Of Conquests and Conquistadors

The notion that language defines the modalities (if not the limits) of thought is an old and controversial one. Even if we reject the word “defines” as excessively deterministic, we can all agree that language informs and modifies the patterns of our thinking. During the Cold War, the Warsaw Treaty Organization was pointedly dubbed “the Warsaw Pact” in an effort to “inform and modify” the Western public’s view of it: a pact is usually made with the devil.
 
This brings me to an email I recently received in which the words “colonialist” and “conquest” are used to describe the reestablishment of the Jewish state. While the email to me was private, I thought the use of these two terms warranted a public parsing. 
 
Was there a Zionist conquest?  The Oxford English Dictionary tells us that a conquest is “the subjugation and assumption of control of a place or people by military force”. The Spanish conquest of the Aztecs is cited as an example. The 7th century Arab conquest of the Levant is the one that comes to my mind. 
 
Now, can we successfully apply the OED definition to the Bilu Olim who in 1882 joined earlier immigrants in Rishon LeZion, only to succumb to illness and water shortages a few months later? 
 
Can we regard as conquistadors the despised and impoverished Jerusalem and Jaffa Jews who in 1910, 1919, and again in 1920 lived in fear for their lives as they were clubbed and knifed to death by Muslims? 
 
Were the Jews of Hebron, both natives and immigrants, who in 1929 were massacred by their Muslim neighbors, the vanguard of a conquering army? 

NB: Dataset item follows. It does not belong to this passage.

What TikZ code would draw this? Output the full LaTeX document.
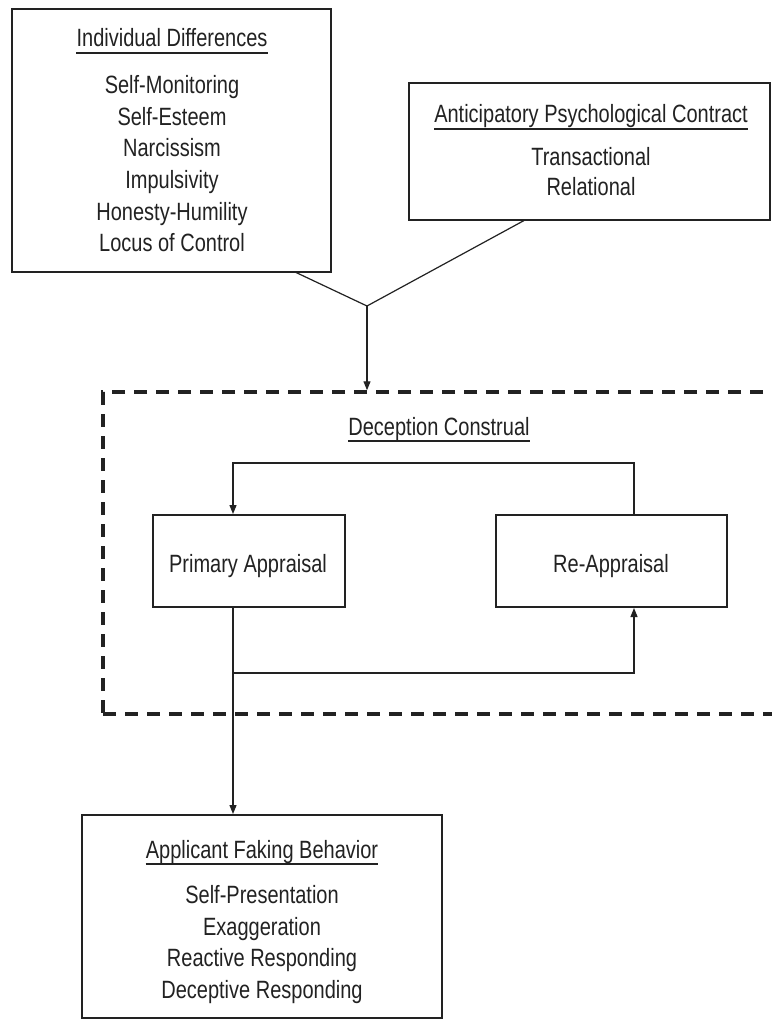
\documentclass[tikz,border=0pt]{standalone}
\usepackage{fontspec}
\setmainfont[FakeStretch=0.8]{Liberation Sans}
\usetikzlibrary{arrows.meta}
\definecolor{ink}{HTML}{222222}
\begin{document}
\begin{tikzpicture}[x=1pt,y=-1pt,
  box/.style={draw=ink,line width=2pt,inner sep=0pt,fill=none},
  txt/.style={text=ink,font=\fontsize{25}{30}\selectfont,inner sep=0pt,anchor=base},
  ttl/.style={txt},
  conn/.style={draw=ink,line width=1.2pt},
  arr/.style={conn,-{Triangle[length=9pt,width=7pt]}},
  dashbox/.style={draw=ink,line width=3.5pt,dash pattern=on 13pt off 9pt}]
\useasboundingbox (0,0) rectangle (771,1019);
\fill[white] (0,0) rectangle (771,1019);

% Individual Differences box
\node[box,minimum width=319pt,minimum height=263pt] (idbox) at (171.5,140.5) {};
\node[ttl] (idt) at (172,47) {Individual Differences};
\draw[conn] ([yshift=-6pt]idt.base west) -- ([yshift=-6pt]idt.base east);
\node[txt] (id1) at (172,94) {Self-Monitoring};
\node[txt] (id2) at (172,125.5) {Self-Esteem};
\node[txt] (id3) at (172,157) {Narcissism};
\node[txt] (id4) at (172,188.5) {Impulsivity};
\node[txt] (id5) at (172,220) {Honesty-Humility};
\node[txt] (id6) at (172,251.5) {Locus of Control};

% Anticipatory Psychological Contract box
\node[box,minimum width=361pt,minimum height=137pt] (apbox) at (589.5,151.5) {};
\node[ttl] (apt) at (591,123) {Anticipatory Psychological Contract};
\draw[conn] ([yshift=-6pt]apt.base west) -- ([yshift=-6pt]apt.base east);
\node[txt] (ap1) at (591,166) {Transactional};
\node[txt] (ap2) at (591,196) {Relational};

% junction
\coordinate (j) at (367,306);
\coordinate (idout) at (295,272);
\coordinate (apout) at (525,220);
\draw[conn] (idout) -- (j) -- (apout);

% Deception Construal dashed box
\node[dashbox,minimum width=675pt,minimum height=322pt,inner sep=0pt] (dcbox) at (440.5,553) {};
\draw[arr] (j) -- (dcbox.north -| j);
\node[ttl] (dct) at (439,435) {Deception Construal};
\draw[conn] ([yshift=-6pt]dct.base west) -- ([yshift=-6pt]dct.base east);

% Primary appraisal and re-appraisal
\node[box,minimum width=192pt,minimum height=92pt] (pa) at (249,561) {};
\node[txt] (pat) at (248,572) {Primary Appraisal};
\node[box,minimum width=231pt,minimum height=92pt] (ra) at (611.5,561) {};
\node[txt] (rat) at (611,572) {Re-Appraisal};

\coordinate (top) at (0,463);
\coordinate (bot) at (0,673);
\coordinate (paX) at (233,0);
\coordinate (raX) at (634,0);
\draw[arr] (raX |- ra.north) -- (raX |- top) -- (paX |- top) -- (paX |- pa.north);
\draw[arr] (paX |- bot) -- (raX |- bot) -- (raX |- ra.south);

% Applicant Faking Behavior box
\node[box,minimum width=360pt,minimum height=203pt] (afbox) at (262,916.5) {};
\draw[arr] (paX |- pa.south) -- (paX |- afbox.north);
\node[ttl] (aft) at (262,858) {Applicant Faking Behavior};
\draw[conn] ([yshift=-6pt]aft.base west) -- ([yshift=-6pt]aft.base east);
\node[txt] (af1) at (262,903) {Self-Presentation};
\node[txt] (af2) at (262,935) {Exaggeration};
\node[txt] (af3) at (262,966.5) {Reactive Responding};
\node[txt] (af4) at (262,998) {Deceptive Responding};
\end{tikzpicture}
\end{document}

None of these Jews, individually or collectively, had the will or the means for conquest. For a long time, they possessed no force of any kind - legal, economic, or military. The only thing that brought them back to the miserable Ottoman province was the centrality of that land to their faith.
Later on, military force was in fact used to “subjugate” and “assume control”. That took the form however, not of imperial legions, but of a militia of lightly armed civilians with its back to the sea. But even that only happened after decades of Arab terror were capped by a war of extermination that the Arab leadership declared on a besieged Yishuv. Conquest? Hardly!
That was in 1948. Let’s move to 1967. Can anyone call a territory acquired or recovered in a defensive war of survival a conquest, especially if its international legal status was at the time indeterminate? Can we speak of the Polish conquest of Gdansk in 1944? Or the French conquest of Alsace-Lorraine that same year? The usual term used for these events is liberation.